The theme of the decoration was a parallel between the stories of Moses and those of Christ, as a sign of continuity between the Old Testament and the New Testament, as well as a continuity between the divine law of the Tables and the message of Jesus, who, in turn, chose Peter (the first alleged bishop of Rome) as his successor: this would finally result into a legitimation of the latter's successors, the popes of Rome.
The painting, like others in the cycle, shows more episodes at the same time; the theme is described by the inscription on the frieze PROMULGATIO LEGIS SCRIPTE PER MOISEM. In ("Promulgation of the Written Law through Moses").
In the upper part is Moses kneeling on Mount Sinai, with a sleeping Joshua nearby: he receives the Tables of the Law from Yahweh, who appears in a luminescent cloud, surrounded by angels.

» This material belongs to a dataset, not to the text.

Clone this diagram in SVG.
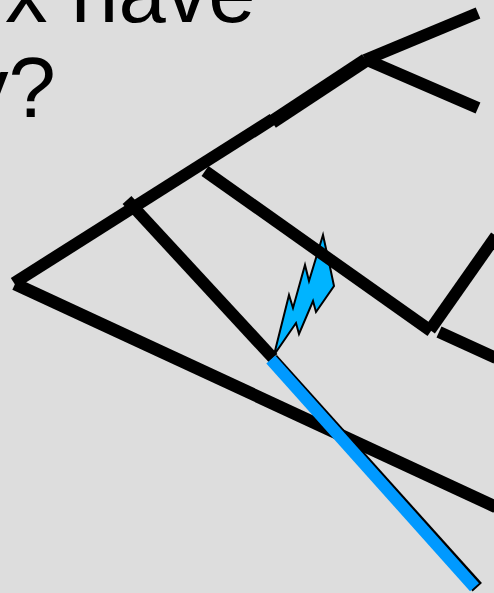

In the foreground, on the left, Moses brings the Tables to the Israelites. In the background is camp of tents, with the altar of the golden calf in the middle; the Israelites, spurred by Aaron, are adoring it: the position of some of them, painted from behind, was usually used for negative characters, such as Judas Iscariot in the Last Supper. Once seeing that, Moses, in the center, gets angry and breaks the Tables on the ground. On the right background is the punishment of the idolatrous and the receiving of the new Tables. Joshua, in the blue and yellow, appears with Moses.